> **MATERIAL**
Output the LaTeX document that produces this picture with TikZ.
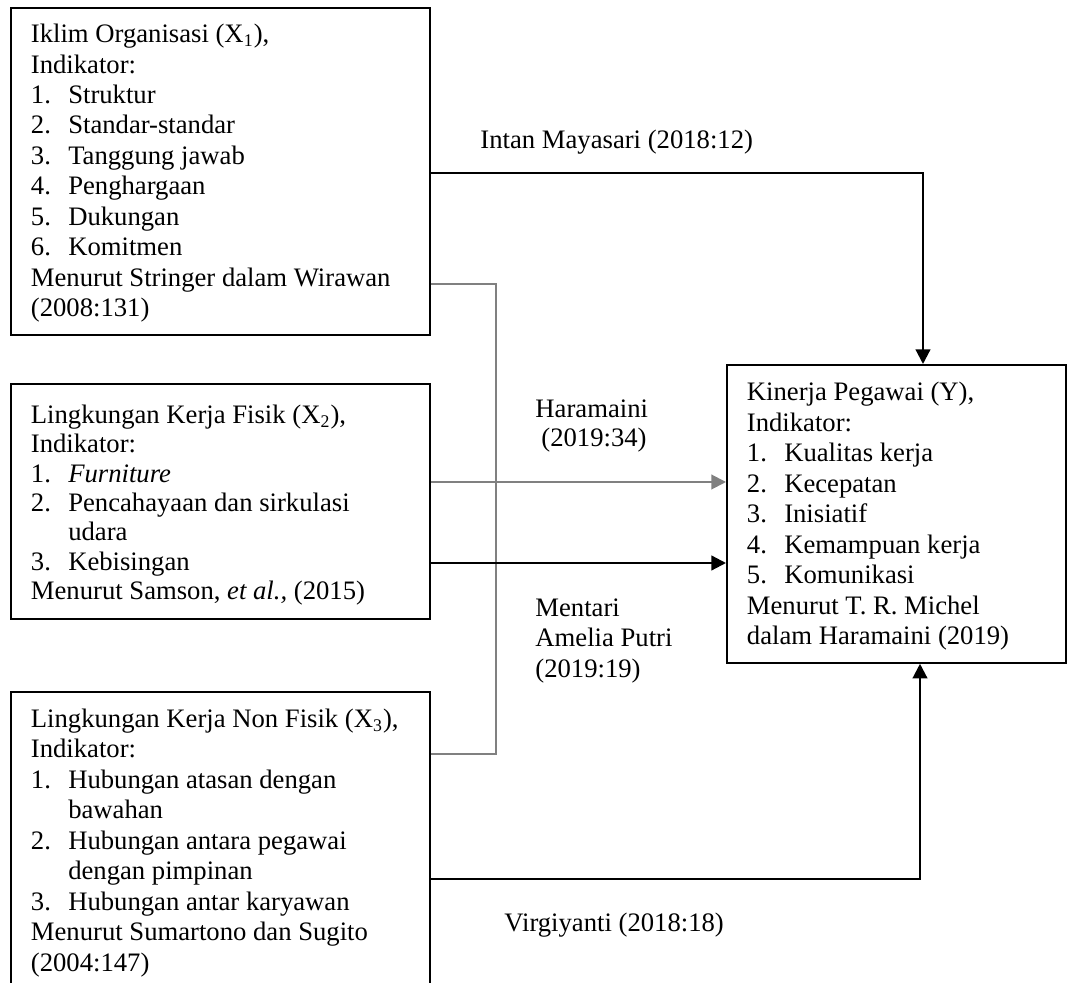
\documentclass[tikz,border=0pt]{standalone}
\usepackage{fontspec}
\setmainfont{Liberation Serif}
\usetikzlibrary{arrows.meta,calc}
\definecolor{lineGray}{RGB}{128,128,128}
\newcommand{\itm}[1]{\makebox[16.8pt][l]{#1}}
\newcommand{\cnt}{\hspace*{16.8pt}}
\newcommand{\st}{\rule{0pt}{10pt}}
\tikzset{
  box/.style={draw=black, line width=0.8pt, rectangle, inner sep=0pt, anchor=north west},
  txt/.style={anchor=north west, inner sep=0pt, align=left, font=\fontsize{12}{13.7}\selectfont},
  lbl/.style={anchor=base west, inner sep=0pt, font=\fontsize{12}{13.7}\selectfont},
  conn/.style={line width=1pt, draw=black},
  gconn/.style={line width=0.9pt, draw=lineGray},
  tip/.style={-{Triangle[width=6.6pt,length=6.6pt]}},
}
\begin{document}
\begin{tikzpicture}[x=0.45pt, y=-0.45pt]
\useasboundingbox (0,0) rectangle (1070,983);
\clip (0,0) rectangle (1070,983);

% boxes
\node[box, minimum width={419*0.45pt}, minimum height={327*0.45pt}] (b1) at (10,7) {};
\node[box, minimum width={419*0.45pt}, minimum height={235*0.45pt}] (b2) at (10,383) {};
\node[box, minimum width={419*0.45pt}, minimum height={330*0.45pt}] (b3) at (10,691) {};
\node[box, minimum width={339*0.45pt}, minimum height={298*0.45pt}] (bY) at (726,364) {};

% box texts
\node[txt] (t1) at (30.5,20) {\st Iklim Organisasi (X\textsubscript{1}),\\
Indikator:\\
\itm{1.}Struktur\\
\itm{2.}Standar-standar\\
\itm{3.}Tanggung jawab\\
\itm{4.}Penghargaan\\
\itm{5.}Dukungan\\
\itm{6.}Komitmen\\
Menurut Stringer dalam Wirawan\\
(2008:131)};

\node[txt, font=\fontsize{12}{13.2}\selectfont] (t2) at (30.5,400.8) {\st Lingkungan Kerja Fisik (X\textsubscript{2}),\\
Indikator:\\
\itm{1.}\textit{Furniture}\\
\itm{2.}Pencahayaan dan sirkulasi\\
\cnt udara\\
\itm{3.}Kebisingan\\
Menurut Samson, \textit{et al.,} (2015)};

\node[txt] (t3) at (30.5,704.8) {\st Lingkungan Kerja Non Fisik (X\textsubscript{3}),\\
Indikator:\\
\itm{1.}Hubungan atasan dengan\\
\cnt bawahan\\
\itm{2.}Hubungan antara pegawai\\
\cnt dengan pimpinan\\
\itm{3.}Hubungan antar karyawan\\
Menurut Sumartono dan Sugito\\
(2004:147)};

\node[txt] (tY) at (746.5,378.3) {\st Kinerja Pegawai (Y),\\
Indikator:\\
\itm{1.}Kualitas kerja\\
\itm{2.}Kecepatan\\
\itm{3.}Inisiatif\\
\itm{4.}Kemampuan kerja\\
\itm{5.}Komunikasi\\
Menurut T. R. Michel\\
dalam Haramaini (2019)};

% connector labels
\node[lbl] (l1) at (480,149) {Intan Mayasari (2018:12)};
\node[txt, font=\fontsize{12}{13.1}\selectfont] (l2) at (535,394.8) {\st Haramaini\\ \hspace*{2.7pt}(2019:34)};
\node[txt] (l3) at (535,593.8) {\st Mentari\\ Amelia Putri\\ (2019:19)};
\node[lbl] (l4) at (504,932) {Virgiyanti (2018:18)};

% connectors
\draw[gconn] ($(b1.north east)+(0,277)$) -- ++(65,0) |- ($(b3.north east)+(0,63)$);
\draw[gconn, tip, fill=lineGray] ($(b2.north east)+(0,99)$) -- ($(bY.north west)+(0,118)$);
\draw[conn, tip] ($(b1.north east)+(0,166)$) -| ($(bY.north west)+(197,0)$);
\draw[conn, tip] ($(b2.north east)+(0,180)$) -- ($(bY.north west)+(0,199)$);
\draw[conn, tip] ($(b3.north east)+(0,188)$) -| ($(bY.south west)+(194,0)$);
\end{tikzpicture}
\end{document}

> **TO BE DONE**
Output an exact copy of the material, with the pictures removed.

> **FINAL RESULT**
Output the LaTeX document that produces this picture with TikZ.
\documentclass[tikz,border=0pt]{standalone}
\usepackage{fontspec}
\setmainfont{Liberation Serif}
\usetikzlibrary{arrows.meta,calc}
\definecolor{lineGray}{RGB}{128,128,128}
\newcommand{\itm}[1]{\makebox[16.8pt][l]{#1}}
\newcommand{\cnt}{\hspace*{16.8pt}}
\newcommand{\st}{\rule{0pt}{10pt}}
\tikzset{
  box/.style={draw=black, line width=0.8pt, rectangle, inner sep=0pt, anchor=north west},
  txt/.style={anchor=north west, inner sep=0pt, align=left, font=\fontsize{12}{13.7}\selectfont},
  lbl/.style={anchor=base west, inner sep=0pt, font=\fontsize{12}{13.7}\selectfont},
  conn/.style={line width=1pt, draw=black},
  gconn/.style={line width=0.9pt, draw=lineGray},
  tip/.style={-{Triangle[width=6.6pt,length=6.6pt]}},
}
\begin{document}
\begin{tikzpicture}[x=0.45pt, y=-0.45pt]
\useasboundingbox (0,0) rectangle (1070,983);
\clip (0,0) rectangle (1070,983);

% boxes
\node[box, minimum width={419*0.45pt}, minimum height={327*0.45pt}] (b1) at (10,7) {};
\node[box, minimum width={419*0.45pt}, minimum height={235*0.45pt}] (b2) at (10,383) {};
\node[box, minimum width={419*0.45pt}, minimum height={330*0.45pt}] (b3) at (10,691) {};
\node[box, minimum width={339*0.45pt}, minimum height={298*0.45pt}] (bY) at (726,364) {};

% box texts
\node[txt] (t1) at (30.5,20) {\st Iklim Organisasi (X\textsubscript{1}),\\
Indikator:\\
\itm{1.}Struktur\\
\itm{2.}Standar-standar\\
\itm{3.}Tanggung jawab\\
\itm{4.}Penghargaan\\
\itm{5.}Dukungan\\
\itm{6.}Komitmen\\
Menurut Stringer dalam Wirawan\\
(2008:131)};

\node[txt, font=\fontsize{12}{13.2}\selectfont] (t2) at (30.5,400.8) {\st Lingkungan Kerja Fisik (X\textsubscript{2}),\\
Indikator:\\
\itm{1.}\textit{Furniture}\\
\itm{2.}Pencahayaan dan sirkulasi\\
\cnt udara\\
\itm{3.}Kebisingan\\
Menurut Samson, \textit{et al.,} (2015)};

\node[txt] (t3) at (30.5,704.8) {\st Lingkungan Kerja Non Fisik (X\textsubscript{3}),\\
Indikator:\\
\itm{1.}Hubungan atasan dengan\\
\cnt bawahan\\
\itm{2.}Hubungan antara pegawai\\
\cnt dengan pimpinan\\
\itm{3.}Hubungan antar karyawan\\
Menurut Sumartono dan Sugito\\
(2004:147)};

\node[txt] (tY) at (746.5,378.3) {\st Kinerja Pegawai (Y),\\
Indikator:\\
\itm{1.}Kualitas kerja\\
\itm{2.}Kecepatan\\
\itm{3.}Inisiatif\\
\itm{4.}Kemampuan kerja\\
\itm{5.}Komunikasi\\
Menurut T. R. Michel\\
dalam Haramaini (2019)};

% connector labels
\node[lbl] (l1) at (480,149) {Intan Mayasari (2018:12)};
\node[txt, font=\fontsize{12}{13.1}\selectfont] (l2) at (535,394.8) {\st Haramaini\\ \hspace*{2.7pt}(2019:34)};
\node[txt] (l3) at (535,593.8) {\st Mentari\\ Amelia Putri\\ (2019:19)};
\node[lbl] (l4) at (504,932) {Virgiyanti (2018:18)};

% connectors
\draw[gconn] ($(b1.north east)+(0,277)$) -- ++(65,0) |- ($(b3.north east)+(0,63)$);
\draw[gconn, tip, fill=lineGray] ($(b2.north east)+(0,99)$) -- ($(bY.north west)+(0,118)$);
\draw[conn, tip] ($(b1.north east)+(0,166)$) -| ($(bY.north west)+(197,0)$);
\draw[conn, tip] ($(b2.north east)+(0,180)$) -- ($(bY.north west)+(0,199)$);
\draw[conn, tip] ($(b3.north east)+(0,188)$) -| ($(bY.south west)+(194,0)$);
\end{tikzpicture}
\end{document}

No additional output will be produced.